= California state finances =

Public finances of U.S. state

The budget of the U.S. state of California is made up of several funds derived from taxes. The General Fund makes up 3/4th of the entire budget; it allocates money to state operations and payments to localities. The annual budget is proposed by the California State Legislature and approved by the Governor of California, who enjoys the prerogative of line-item veto.

== California's tax system ==
California levies a 9.3 percent maximum variable rate income tax, with six tax brackets, collecting about $40 billion per year (representing approximately 51% of General Fund revenue and 40% of tax revenue overall in FY2007).

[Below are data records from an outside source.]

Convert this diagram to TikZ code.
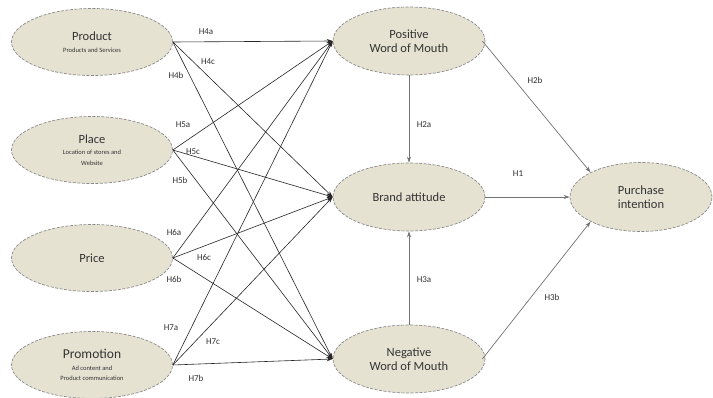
\documentclass[tikz,border=0pt]{standalone}
\usepackage{fontspec}
\setmainfont{Carlito}
\usetikzlibrary{arrows.meta,shapes.geometric}
\definecolor{ellfill}{HTML}{E6E2D2}
\definecolor{ellline}{HTML}{8A8A8A}
\newcommand{\subtxt}{\fontsize{6.5}{8}\selectfont}
\tikzset{
  constr/.style={ellipse,draw=ellline,dashed,dash pattern=on 3pt off 1.5pt,fill=ellfill,line width=0.7pt,inner sep=0pt,font=\fontsize{12.5}{13.5}\selectfont,text=black!80,align=center},
  leftell/.style={constr,minimum width=161pt,minimum height=67pt},
  midell/.style={constr,minimum width=152pt,minimum height=68pt},
  conn/.style={-{Stealth[length=6pt,width=4pt]},line width=0.6pt,black!85},
  gconn/.style={-{Stealth[length=6pt,width=4pt]},line width=0.7pt,black!55},
  hlab/.style={font=\fontsize{9}{10}\selectfont,text=black!80,inner sep=0pt}
}
\begin{document}
\begin{tikzpicture}[x=1pt,y=-1pt]
\useasboundingbox (0,0) rectangle (713,398);
\fill[white] (0,0) rectangle (713,398);
% left constructs
\node[leftell] (prod) at (92,42) {Product\\[-2pt]{\subtxt Products and Services}};
\node[leftell] (place) at (92,150) {Place\\[-2pt]{\subtxt Location of stores and}\\[-3pt]{\subtxt Website}};
\node[leftell] (price) at (92,258) {Price};
\node[leftell] (promo) at (92,365) {\fontsize{13.5}{14}\selectfont Promotion\\[-2pt]{\subtxt Ad content and}\\[-3pt]{\subtxt Product communication}};
% middle constructs
\node[midell] (pwom) at (409,41) {Positive\\Word of Mouth};
\node[midell] (ba) at (409,197) {Brand attitude};
\node[midell] (nwom) at (409,359) {Negative\\Word of Mouth};
% right construct
\node[constr,minimum width=142pt,minimum height=69pt] (pi) at (641,197) {Purchase\\intention};
% connectors from marketing mix
\foreach \s in {prod,place,price,promo}{
  \draw[conn] (\s.east) -- (pwom.west);
  \draw[conn] (\s.east) -- (ba.west);
  \draw[conn] (\s.east) -- (nwom.west);
}
% structural paths
\draw[gconn] (pwom.south) -- (ba.north);
\draw[gconn] (nwom.north) -- (ba.south);
\draw[gconn] (ba.east) -- (pi.west);
\draw[gconn] (pwom.east) ++(-3,0) coordinate (pwe) (pwe) -- (pi.north west);
\draw[gconn] (nwom.east) ++(-3,0) coordinate (nwe) (nwe) -- (pi.south west);
% labels
\node[hlab] (l4a) at (206,32) {H4a};
\node[hlab] (l4c) at (208,62) {H4c};
\node[hlab] (l4b) at (176,75) {H4b};
\node[hlab] (l5a) at (183,125) {H5a};
\node[hlab] (l5c) at (193,152) {H5c};
\node[hlab] (l5b) at (180,180) {H5b};
\node[hlab] (l6a) at (174,232) {H6a};
\node[hlab] (l6c) at (204,257) {H6c};
\node[hlab] (l6b) at (174,279) {H6b};
\node[hlab] (l7a) at (171,328) {H7a};
\node[hlab] (l7c) at (213,342) {H7c};
\node[hlab] (l7b) at (196,378) {H7b};
\node[hlab] (l2a) at (424,125) {H2a};
\node[hlab] (l2b) at (535,80) {H2b};
\node[hlab] (l1) at (518,174) {H1};
\node[hlab] (l3a) at (424,280) {H3a};
\node[hlab] (l3b) at (552,297) {H3b};
\end{tikzpicture}
\end{document}
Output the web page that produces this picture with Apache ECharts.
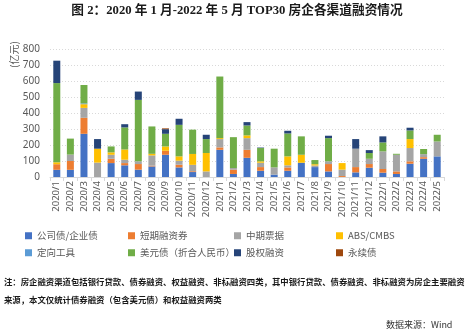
<!DOCTYPE html>
<html><head><meta charset="utf-8">
<script src="https://cdn.jsdelivr.net/npm/echarts@6/dist/echarts.min.js"></script>
<style>html,body{margin:0;padding:0;background:#fff}#c{width:474px;height:333px}</style>
</head><body><div id="c"></div>
<script>
const categories = ['2020/1','2020/2','2020/3','2020/4','2020/5','2020/6','2020/7','2020/8','2020/9','2020/10','2020/11','2020/12',
'2021/1','2021/2','2021/3','2021/4','2021/5','2021/6','2021/7','2021/8','2021/9','2021/10','2021/11','2021/12',
'2022/1','2022/2','2022/3','2022/4','2022/5'];
const corpBond   = [45,45,270,0,87,73,46,66,139,60,31,0,170,19,120,39,15,39,89,62,35,0,29,58,27,19,83,114,129];
const shortBill  = [35,55,100,0,27,14,35,5,25,17,5,0,15,27,50,23,0,21,0,0,46,6,33,23,23,16,15,10,0];
const midNote    = [0,40,62,90,25,21,17,64,0,25,40,35,52,10,73,27,45,13,0,10,17,40,115,33,110,104,83,19,93];
const absCmbs    = [12,0,23,87,15,64,0,10,27,27,68,115,6,0,17,9,0,56,50,8,0,41,0,0,0,0,56,0,0];
const directTool = [0,0,5,0,0,0,0,0,0,0,0,0,0,0,0,0,0,0,0,0,0,0,0,0,0,0,0,0,0];
const usdBond    = [495,100,115,0,37,138,384,171,79,197,152,87,385,193,62,83,117,143,115,26,145,0,0,36,56,6,54,32,42];
const equity     = [140,0,0,60,0,20,52,0,29,38,0,27,0,0,21,3,0,17,0,0,15,0,60,18,38,0,17,0,0];
const perpetual  = [0,0,0,0,0,0,0,0,5,0,0,0,0,0,0,0,0,0,0,0,0,0,0,0,0,0,0,0,0];
const yTicks = [0,100,200,300,400,500,600,700,800];

const names = ['公司债/企业债','短期融资券','中期票据','ABS/CMBS','定向工具','美元债（折合人民币）','股权融资','永续债'];
const colors = ['#4472C4','#ED7D31','#A5A5A5','#FFC000','#5B9BD5','#70AD47','#264478','#9E480E'];
const datas = [corpBond,shortBill,midNote,absCmbs,directTool,usdBond,equity,perpetual];

const legendPos = [[25,231],[128,231],[234,231],[336,231],[25,248],[128,248],[234,248],[336,248]];
const legends = names.map((n,i)=>({
  data:[n], left:legendPos[i][0], top:legendPos[i][1], itemWidth:7, itemHeight:7, itemGap:4,
  icon:'rect', textStyle:{fontSize:9.5,color:'#595959',fontFamily:'Noto Sans CJK SC'}, padding:0
}));

const chart = echarts.init(document.getElementById('c'),null,{renderer:'canvas'});
chart.setOption({
  animation:false,
  color:colors,
  grid:{left:50,right:30,top:49,bottom:156},
  legend:legends,
  xAxis:{type:'category',data:categories,
    axisLine:{lineStyle:{color:'#d9d9d9'}},
    axisTick:{show:true,length:4,lineStyle:{color:'#d9d9d9'}},
    axisLabel:{rotate:90,fontSize:9.5,color:'#595959',margin:4,fontFamily:'Noto Sans',interval:0}},
  yAxis:{type:'value',min:yTicks[0],max:yTicks[yTicks.length-1],interval:100,
    axisLine:{show:false},axisTick:{show:false},
    axisLabel:{fontSize:10,color:'#595959',margin:10,fontFamily:'Noto Sans'},
    splitLine:{lineStyle:{color:'#d9d9d9',type:[1,2]}}},
  series:names.map((n,i)=>({name:n,type:'bar',stack:'a',data:datas[i],barWidth:7,itemStyle:{color:colors[i]}})),
  graphic:[
    {type:'text',left:'center',top:4,style:{text:'图 2：2020 年 1 月-2022 年 5 月 TOP30 房企各渠道融资情况',
      font:'bold 12.7px "Liberation Serif","Noto Sans CJK SC"',fill:'#1a1a1a'}},
    {type:'text',x:9,y:68,rotation:Math.PI/2,style:{text:'(亿元)',font:'10px "Noto Sans CJK SC"',fill:'#595959'}},
    {type:'text',x:4,y:278,style:{text:'注：房企融资渠道包括银行贷款、债券融资、权益融资、非标融资四类，其中银行贷款、债券融资、非标融资为房企主要融资',
      font:'bold 8.4px "Noto Sans CJK SC"',fill:'#1a1a1a'}},
    {type:'text',x:4,y:296,style:{text:'来源，本文仅统计债券融资（包含美元债）和权益融资两类',
      font:'bold 8.4px "Noto Sans CJK SC"',fill:'#1a1a1a'}},
    {type:'text',x:386,y:320,style:{text:'数据来源：Wind',font:'9px "Noto Sans CJK SC"',fill:'#333'}}
  ]
});
</script></body></html>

As of 2024, the highest marginal income tax rate has been raised to 12.3% with 9 tax brackets. California has a state sales tax of 8.25%, which can total up to 10.75% with local sales tax included. All real property is taxable annually, the tax based on the property's fair market value at the time of purchase or completion of new construction. Property tax increases are capped at 2% per year (see Proposition 13).

One notable side effect of California's tax structure is that a substantial portion of the state's income comes from a small proportion of wealthy citizens. For example, it is estimated that in 2022 the top 5% of state taxpayers (those with tax returns showing over $200,000 in yearly income) paid approximately 70% of state income taxes.

The high income tax system of California has caused many wealthy individuals to flee the state, such as Elon Musk and Travis Kalanick, with the latter mentioning California's "enormous 13.3 percent state income tax rate" as one of the main reasons.

== Surplus ==
California had a surplus of $97.5 billion as of 2022, "...almost as much as the entire budget of Ireland", yet critics have decried the surplus as not producing, "...improvements in the provision of services..."

== California public spending ==

State spending increased from $56 billion in 1998 to $131 billion in 2008, and the state was facing a budget deficit of $40 billion in 2008.

California faced a $26.3 billion budget deficit for the 2009–2010 budget year. While the legislative bodies appeared to address the problem in 2008 with the three-month delayed passage of a budget they in fact only postponed the deficit to 2009 and due to the Great Recession and the 2008 financial crisis, the problem became urgent in November 2008.

California faced another budget gap for 2010, with $72 billion in debt. California faced a massive and still-growing debt.

In June 2009 Gov. Arnold Schwarzenegger said "Our wallet is empty, our bank is closed and our credit is dried up." He called for massive budget cuts of $24 billion, about 1/4 of the state's budget.

2012 brought somewhat of an improvement to state finances, though the state still faced a $16 billion budget deficit for the year. To help alleviate this, Governor Jerry Brown introduced proposals to bring measures to voters, in order to pass tax increases. If these are not passed, more severe cuts are expected. California's unemployment rate also fell from a high above 12.4% to below 11% in 2012.

In 2017 a miscalculation of the costs for the state's Medi-Cal program of $1.9 billion in 2016 led Governor Jerry Brown to project the state of California will face a $1.6 billion budget deficit. As of January 2017, California and Kansas were the only two western states with an AA− bond credit rating.

In March 2024, auditors completed their review of California’s 2021–22 finances. The federal government requires state audits to be published no later than March 31 after the previous fiscal year, but California hasn’t respected this deadline for several years. The auditors found that California understated its 2021–22 liabilities by about $29 billion.

California’s Legislative Analyst’s Office, or LAO, which is the nonpartisan state department that advises California’s policymakers on the state’s fiscal issues, increased their estimate for the state’s 2024–25 budget deficit to $73 billion. The deficit is the result of increased spending while its tax base declined. In the four years since February 2020, California lost more than 410,000 jobs. In that same four-year period, the rest of the country added more than 7.3 million jobs. California’s job loss largely reflects the state’s population loss of 472,000 since 2020. But there are also fewer opportunities as the state’s 5.3 percent unemployment rate was the nation’s highest.

==Public borrowing==
California uses two kinds of tax anticipation notes: Revenue Anticipation Notes (RANS), which are issued and paid back within a fiscal year, and Revenue Anticipation Warrants (RAWS), which are issued on a fiscal year and paid back the following fiscal year. RANS are commonly used due to the delay between expenditure and tax collection while RAWS are only used in times of crisis.